» Instructions to follow
Exactly the lines from the line containing "Output the component" through the line containing "const pts = (xs: number[], ys: number[])" are to be echoed, with both included and pictures left out.

— begin Record excerpts —

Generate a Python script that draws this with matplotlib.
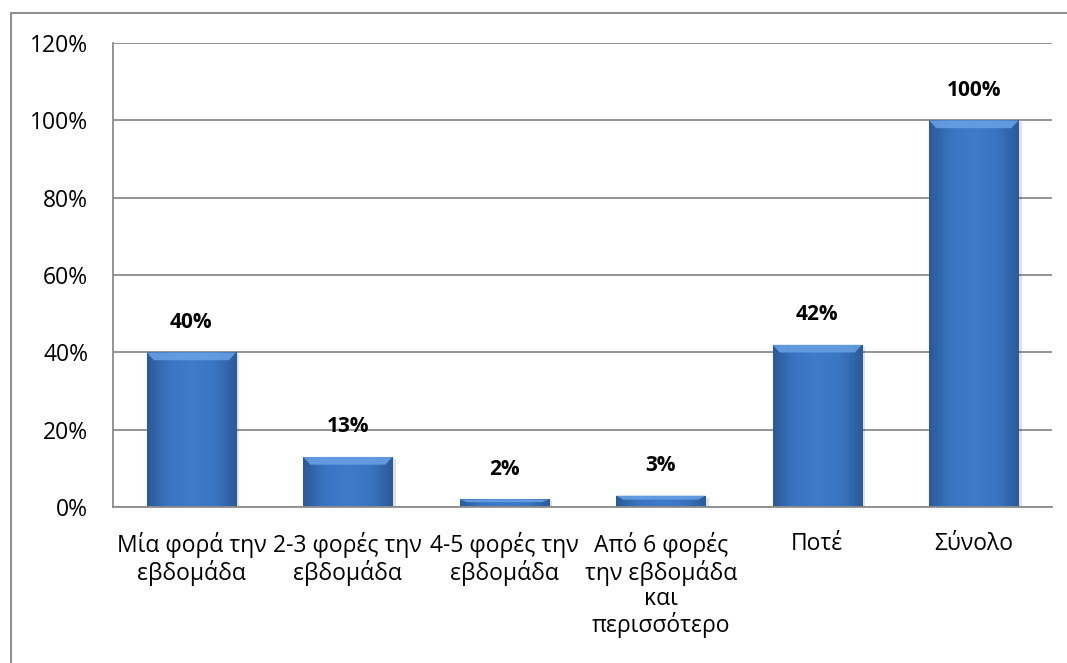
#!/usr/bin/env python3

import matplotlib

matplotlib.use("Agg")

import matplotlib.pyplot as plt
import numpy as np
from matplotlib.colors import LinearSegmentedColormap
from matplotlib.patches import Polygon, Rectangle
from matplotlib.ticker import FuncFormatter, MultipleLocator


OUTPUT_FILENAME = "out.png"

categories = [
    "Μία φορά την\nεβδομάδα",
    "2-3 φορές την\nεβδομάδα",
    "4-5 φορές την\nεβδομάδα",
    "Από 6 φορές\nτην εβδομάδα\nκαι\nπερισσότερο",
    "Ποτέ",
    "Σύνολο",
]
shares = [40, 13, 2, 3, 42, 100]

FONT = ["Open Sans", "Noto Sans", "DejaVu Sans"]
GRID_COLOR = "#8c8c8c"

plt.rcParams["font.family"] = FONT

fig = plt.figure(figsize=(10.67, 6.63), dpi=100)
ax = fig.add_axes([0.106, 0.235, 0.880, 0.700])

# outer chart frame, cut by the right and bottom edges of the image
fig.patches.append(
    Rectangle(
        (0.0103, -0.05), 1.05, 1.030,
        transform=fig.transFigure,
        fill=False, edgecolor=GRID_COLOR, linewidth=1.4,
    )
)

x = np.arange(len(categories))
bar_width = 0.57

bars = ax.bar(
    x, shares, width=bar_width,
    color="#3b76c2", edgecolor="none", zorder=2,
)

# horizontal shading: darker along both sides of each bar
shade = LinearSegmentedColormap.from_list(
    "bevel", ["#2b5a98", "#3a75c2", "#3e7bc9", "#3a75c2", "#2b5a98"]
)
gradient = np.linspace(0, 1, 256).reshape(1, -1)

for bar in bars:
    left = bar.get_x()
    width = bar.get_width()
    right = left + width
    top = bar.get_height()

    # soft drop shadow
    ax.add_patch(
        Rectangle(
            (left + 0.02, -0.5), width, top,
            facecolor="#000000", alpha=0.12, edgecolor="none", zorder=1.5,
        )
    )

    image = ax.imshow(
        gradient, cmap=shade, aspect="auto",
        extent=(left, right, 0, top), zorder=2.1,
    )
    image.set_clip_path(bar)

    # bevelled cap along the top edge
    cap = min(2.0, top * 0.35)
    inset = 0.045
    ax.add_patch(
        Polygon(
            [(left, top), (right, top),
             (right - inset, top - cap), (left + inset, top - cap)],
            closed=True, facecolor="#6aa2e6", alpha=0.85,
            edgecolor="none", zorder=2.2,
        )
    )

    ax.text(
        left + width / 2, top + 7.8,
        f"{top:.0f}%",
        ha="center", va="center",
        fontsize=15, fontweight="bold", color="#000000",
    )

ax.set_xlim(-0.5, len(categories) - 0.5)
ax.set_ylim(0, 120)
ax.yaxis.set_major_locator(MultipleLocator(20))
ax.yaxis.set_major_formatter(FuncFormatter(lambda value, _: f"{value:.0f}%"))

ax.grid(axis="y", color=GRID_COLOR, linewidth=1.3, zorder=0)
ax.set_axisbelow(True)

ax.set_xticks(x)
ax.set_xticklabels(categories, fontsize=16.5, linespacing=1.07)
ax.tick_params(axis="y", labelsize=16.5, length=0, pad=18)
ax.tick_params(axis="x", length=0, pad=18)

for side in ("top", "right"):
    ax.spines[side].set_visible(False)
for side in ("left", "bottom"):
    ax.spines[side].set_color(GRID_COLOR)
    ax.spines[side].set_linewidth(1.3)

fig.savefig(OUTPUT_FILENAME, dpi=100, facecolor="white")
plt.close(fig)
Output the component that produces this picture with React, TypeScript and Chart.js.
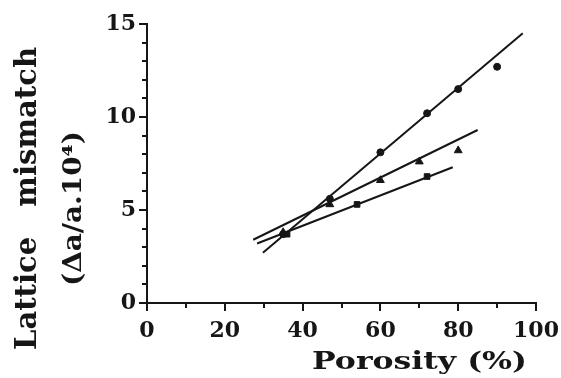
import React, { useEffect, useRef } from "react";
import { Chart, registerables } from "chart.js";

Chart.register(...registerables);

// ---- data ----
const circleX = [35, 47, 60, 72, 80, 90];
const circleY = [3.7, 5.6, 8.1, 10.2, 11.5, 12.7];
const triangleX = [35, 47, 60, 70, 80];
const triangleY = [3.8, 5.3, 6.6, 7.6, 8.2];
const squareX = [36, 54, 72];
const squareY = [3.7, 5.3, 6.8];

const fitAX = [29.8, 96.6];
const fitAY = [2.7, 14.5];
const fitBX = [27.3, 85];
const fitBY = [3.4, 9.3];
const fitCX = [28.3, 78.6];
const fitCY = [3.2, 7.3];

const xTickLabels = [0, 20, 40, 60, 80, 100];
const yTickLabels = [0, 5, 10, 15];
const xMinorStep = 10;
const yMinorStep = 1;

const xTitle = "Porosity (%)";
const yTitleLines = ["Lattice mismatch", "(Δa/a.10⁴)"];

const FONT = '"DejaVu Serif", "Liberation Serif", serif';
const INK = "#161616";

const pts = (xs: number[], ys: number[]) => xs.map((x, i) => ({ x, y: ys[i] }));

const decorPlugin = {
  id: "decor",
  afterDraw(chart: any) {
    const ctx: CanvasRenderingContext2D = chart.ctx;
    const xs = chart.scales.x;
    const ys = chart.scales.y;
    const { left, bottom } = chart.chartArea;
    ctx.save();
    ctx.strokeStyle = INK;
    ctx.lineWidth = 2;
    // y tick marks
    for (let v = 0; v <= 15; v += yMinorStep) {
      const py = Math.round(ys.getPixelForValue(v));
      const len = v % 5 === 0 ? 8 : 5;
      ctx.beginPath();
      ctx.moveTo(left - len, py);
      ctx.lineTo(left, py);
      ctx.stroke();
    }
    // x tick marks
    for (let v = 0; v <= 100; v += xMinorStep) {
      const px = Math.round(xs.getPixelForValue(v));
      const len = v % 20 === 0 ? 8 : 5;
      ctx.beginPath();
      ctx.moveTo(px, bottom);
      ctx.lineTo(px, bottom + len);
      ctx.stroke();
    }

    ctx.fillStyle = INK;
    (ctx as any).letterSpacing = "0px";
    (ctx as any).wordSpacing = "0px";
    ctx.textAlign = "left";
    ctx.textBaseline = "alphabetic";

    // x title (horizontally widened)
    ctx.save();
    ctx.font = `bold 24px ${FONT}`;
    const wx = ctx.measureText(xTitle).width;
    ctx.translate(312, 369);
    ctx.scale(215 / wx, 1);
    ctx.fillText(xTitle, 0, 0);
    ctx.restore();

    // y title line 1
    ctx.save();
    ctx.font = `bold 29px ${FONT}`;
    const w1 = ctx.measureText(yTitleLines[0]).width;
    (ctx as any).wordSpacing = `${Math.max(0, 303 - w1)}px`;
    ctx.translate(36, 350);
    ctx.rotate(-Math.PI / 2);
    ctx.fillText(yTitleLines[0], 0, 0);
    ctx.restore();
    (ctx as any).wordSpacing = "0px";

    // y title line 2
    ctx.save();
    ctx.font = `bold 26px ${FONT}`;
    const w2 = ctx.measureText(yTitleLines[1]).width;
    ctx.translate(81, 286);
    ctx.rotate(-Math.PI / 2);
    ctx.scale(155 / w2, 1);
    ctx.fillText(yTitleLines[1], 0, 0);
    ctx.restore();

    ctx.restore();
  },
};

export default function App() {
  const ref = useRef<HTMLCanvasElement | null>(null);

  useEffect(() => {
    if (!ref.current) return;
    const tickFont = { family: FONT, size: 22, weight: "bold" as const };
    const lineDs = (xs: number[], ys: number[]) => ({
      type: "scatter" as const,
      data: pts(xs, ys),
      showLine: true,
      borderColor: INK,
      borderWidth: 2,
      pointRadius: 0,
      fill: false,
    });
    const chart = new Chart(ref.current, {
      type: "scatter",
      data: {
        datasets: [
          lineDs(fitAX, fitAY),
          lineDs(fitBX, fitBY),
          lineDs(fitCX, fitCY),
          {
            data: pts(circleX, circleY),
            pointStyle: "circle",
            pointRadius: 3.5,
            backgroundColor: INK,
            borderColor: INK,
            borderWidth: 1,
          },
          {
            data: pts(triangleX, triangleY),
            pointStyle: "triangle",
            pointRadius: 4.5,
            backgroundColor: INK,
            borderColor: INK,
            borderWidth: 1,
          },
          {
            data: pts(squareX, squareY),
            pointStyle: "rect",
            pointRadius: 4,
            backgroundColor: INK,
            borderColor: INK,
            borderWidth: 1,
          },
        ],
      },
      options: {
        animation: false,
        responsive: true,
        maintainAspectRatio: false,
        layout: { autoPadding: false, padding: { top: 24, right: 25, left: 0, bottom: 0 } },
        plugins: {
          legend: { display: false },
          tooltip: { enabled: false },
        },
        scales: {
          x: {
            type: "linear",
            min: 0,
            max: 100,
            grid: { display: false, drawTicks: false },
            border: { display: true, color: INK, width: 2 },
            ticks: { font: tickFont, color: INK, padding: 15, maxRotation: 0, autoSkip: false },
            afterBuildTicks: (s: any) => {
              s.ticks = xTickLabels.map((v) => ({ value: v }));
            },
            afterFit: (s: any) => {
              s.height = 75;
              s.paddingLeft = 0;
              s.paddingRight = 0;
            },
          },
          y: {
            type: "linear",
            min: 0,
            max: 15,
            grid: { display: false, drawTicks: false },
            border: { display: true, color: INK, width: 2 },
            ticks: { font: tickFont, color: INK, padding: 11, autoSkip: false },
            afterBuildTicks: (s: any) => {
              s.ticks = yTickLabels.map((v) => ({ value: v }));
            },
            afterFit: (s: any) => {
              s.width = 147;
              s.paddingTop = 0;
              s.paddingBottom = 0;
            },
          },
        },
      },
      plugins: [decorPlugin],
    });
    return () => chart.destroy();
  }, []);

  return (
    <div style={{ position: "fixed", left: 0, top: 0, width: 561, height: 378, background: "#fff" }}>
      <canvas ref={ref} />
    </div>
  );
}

— end Record excerpts —
— begin Record excerpts —

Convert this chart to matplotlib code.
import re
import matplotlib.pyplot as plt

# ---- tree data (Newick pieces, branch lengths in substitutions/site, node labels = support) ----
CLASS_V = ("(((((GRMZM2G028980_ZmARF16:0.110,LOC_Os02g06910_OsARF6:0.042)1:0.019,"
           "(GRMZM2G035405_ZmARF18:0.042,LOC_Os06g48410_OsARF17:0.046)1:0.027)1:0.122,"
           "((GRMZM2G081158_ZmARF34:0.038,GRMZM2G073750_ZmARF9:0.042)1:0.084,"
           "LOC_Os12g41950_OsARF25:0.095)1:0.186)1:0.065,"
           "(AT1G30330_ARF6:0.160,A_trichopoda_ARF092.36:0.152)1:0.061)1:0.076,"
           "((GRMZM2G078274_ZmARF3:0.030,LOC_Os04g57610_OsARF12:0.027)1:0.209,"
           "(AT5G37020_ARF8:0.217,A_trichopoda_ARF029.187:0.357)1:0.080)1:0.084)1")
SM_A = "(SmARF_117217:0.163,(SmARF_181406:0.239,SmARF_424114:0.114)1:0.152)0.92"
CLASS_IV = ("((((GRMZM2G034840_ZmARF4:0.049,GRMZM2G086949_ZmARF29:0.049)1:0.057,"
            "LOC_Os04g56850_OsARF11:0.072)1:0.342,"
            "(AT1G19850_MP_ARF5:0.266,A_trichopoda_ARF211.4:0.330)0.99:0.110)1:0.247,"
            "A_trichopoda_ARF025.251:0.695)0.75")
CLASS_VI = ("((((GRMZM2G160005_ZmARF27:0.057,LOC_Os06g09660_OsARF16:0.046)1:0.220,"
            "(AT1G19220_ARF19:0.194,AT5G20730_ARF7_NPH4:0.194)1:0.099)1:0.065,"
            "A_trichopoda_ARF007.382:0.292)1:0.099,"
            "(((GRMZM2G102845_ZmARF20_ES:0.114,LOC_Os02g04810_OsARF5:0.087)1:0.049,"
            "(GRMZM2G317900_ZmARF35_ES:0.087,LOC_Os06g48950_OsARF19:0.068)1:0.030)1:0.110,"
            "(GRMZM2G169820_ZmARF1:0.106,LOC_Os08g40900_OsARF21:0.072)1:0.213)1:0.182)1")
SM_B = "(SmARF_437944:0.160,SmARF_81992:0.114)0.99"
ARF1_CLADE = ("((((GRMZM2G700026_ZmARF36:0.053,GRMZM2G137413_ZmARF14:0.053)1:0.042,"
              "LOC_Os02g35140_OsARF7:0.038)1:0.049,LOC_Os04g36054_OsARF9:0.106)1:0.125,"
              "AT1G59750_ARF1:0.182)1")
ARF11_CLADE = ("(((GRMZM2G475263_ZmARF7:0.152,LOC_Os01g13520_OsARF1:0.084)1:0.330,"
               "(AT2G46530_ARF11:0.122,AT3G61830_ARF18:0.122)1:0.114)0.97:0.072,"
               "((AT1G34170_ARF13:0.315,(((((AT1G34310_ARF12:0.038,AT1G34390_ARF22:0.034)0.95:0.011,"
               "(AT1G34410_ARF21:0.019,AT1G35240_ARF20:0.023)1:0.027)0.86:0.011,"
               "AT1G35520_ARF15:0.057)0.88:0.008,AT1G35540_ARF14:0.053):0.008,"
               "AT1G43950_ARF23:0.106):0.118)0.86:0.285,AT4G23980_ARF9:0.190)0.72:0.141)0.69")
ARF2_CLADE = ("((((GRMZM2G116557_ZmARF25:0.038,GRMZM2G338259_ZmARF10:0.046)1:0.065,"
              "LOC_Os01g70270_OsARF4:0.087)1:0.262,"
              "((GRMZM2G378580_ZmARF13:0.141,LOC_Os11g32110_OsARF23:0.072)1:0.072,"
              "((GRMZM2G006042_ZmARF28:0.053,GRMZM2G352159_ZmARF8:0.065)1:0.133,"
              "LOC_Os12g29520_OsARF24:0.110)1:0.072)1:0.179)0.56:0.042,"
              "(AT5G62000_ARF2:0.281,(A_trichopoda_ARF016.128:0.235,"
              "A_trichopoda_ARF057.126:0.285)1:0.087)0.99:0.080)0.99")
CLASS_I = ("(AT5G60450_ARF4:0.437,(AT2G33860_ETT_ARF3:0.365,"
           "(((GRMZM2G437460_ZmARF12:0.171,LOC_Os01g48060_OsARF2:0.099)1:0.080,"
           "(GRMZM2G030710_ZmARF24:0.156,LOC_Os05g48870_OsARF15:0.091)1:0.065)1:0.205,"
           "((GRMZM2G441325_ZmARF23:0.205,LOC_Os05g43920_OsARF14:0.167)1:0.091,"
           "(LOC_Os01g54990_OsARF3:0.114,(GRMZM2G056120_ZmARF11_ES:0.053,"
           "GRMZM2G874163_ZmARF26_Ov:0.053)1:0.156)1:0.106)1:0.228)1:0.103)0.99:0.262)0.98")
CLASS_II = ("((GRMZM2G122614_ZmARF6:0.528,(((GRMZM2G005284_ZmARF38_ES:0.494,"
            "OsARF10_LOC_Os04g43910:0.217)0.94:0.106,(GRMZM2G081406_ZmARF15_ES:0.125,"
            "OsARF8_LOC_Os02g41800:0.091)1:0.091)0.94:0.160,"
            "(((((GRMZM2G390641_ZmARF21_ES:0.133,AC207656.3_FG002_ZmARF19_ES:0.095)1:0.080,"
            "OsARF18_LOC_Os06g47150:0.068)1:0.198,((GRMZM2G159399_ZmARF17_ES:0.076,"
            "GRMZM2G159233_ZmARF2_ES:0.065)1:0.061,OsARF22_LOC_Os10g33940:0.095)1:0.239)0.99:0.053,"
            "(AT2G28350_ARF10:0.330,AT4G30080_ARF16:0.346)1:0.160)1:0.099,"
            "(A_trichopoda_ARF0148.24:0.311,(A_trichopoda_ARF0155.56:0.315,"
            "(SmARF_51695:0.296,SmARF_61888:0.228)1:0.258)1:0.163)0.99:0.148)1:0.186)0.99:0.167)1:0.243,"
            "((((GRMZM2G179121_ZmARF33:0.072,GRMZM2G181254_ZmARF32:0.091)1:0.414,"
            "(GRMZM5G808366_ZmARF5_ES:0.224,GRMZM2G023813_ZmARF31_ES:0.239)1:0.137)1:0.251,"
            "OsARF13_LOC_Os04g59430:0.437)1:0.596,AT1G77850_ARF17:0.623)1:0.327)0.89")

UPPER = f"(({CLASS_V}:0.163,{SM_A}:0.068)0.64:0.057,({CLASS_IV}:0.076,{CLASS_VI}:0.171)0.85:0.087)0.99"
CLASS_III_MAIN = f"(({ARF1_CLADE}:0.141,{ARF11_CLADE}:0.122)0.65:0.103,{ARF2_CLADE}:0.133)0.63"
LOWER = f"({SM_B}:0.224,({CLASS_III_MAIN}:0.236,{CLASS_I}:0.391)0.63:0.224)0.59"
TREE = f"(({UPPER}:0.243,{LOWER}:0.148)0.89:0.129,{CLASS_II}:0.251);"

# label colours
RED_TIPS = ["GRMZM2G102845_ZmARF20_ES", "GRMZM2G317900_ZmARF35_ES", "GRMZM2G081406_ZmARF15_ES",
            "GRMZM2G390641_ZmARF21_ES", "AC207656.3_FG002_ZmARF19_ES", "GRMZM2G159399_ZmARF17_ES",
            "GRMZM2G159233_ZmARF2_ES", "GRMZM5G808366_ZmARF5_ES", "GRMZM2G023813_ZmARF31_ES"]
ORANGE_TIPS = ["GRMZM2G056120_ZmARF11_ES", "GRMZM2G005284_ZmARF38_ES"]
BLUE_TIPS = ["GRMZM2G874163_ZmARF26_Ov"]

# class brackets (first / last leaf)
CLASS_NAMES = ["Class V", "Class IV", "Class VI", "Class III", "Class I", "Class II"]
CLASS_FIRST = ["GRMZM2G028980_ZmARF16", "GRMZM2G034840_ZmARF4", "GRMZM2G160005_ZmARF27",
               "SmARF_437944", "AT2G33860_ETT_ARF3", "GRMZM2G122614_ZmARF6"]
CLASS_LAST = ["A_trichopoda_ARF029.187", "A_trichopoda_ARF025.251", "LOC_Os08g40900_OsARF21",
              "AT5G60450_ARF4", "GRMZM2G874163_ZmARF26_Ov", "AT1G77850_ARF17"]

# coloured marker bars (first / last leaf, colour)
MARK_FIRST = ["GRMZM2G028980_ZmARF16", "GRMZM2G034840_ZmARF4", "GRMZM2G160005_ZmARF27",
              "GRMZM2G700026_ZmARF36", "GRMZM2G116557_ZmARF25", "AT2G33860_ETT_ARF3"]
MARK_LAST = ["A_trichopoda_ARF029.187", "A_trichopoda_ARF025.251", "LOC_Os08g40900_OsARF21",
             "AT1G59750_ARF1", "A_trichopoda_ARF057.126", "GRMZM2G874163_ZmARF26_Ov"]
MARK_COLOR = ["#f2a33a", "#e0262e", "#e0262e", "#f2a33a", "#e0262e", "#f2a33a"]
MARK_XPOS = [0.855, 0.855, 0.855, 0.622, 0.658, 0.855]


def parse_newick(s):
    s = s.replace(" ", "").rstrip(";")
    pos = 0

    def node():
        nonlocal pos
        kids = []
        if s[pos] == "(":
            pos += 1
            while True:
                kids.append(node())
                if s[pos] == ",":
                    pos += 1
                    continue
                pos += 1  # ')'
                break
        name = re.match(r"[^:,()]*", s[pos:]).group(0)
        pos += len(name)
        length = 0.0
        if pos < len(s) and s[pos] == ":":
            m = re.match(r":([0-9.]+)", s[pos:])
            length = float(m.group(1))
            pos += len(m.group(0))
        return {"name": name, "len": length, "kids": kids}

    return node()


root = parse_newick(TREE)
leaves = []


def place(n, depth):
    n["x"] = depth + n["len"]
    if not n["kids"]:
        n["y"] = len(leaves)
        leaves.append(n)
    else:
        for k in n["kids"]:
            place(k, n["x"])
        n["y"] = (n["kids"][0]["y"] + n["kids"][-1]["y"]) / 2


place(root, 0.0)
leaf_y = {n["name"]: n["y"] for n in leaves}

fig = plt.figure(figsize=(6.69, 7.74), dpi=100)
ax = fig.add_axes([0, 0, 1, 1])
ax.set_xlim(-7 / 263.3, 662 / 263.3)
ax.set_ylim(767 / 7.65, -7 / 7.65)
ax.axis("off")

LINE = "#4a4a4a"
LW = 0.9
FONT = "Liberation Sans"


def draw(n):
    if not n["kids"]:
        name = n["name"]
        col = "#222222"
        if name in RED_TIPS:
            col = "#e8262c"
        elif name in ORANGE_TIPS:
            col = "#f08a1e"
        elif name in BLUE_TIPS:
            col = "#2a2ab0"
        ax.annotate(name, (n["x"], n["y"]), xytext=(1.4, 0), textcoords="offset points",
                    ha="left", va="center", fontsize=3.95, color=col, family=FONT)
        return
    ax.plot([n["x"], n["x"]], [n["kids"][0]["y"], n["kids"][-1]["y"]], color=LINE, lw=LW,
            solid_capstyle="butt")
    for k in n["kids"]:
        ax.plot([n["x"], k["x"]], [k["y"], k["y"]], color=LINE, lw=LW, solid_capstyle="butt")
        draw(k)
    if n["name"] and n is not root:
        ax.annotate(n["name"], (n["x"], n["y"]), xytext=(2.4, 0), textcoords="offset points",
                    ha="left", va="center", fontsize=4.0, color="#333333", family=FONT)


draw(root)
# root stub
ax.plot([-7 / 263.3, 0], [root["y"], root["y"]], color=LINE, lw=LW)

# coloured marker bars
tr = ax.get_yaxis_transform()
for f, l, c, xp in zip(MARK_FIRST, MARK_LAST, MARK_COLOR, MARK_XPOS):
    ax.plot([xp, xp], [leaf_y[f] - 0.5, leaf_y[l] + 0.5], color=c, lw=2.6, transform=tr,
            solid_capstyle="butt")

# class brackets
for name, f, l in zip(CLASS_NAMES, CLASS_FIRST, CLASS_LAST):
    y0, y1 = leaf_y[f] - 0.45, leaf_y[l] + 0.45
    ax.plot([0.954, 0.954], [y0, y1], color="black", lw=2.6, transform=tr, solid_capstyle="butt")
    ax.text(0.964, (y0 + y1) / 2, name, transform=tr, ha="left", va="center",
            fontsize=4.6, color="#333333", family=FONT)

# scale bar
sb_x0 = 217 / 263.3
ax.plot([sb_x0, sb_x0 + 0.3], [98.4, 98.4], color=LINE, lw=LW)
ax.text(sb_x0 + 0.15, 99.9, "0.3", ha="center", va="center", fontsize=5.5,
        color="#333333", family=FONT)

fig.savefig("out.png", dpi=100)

— end Record excerpts —

» Task output
Output the component that produces this picture with React, TypeScript and Chart.js.
import React, { useEffect, useRef } from "react";
import { Chart, registerables } from "chart.js";

Chart.register(...registerables);

// ---- data ----
const circleX = [35, 47, 60, 72, 80, 90];
const circleY = [3.7, 5.6, 8.1, 10.2, 11.5, 12.7];
const triangleX = [35, 47, 60, 70, 80];
const triangleY = [3.8, 5.3, 6.6, 7.6, 8.2];
const squareX = [36, 54, 72];
const squareY = [3.7, 5.3, 6.8];

const fitAX = [29.8, 96.6];
const fitAY = [2.7, 14.5];
const fitBX = [27.3, 85];
const fitBY = [3.4, 9.3];
const fitCX = [28.3, 78.6];
const fitCY = [3.2, 7.3];

const xTickLabels = [0, 20, 40, 60, 80, 100];
const yTickLabels = [0, 5, 10, 15];
const xMinorStep = 10;
const yMinorStep = 1;

const xTitle = "Porosity (%)";
const yTitleLines = ["Lattice mismatch", "(Δa/a.10⁴)"];

const FONT = '"DejaVu Serif", "Liberation Serif", serif';
const INK = "#161616";

const pts = (xs: number[], ys: number[]) => xs.map((x, i) => ({ x, y: ys[i] }));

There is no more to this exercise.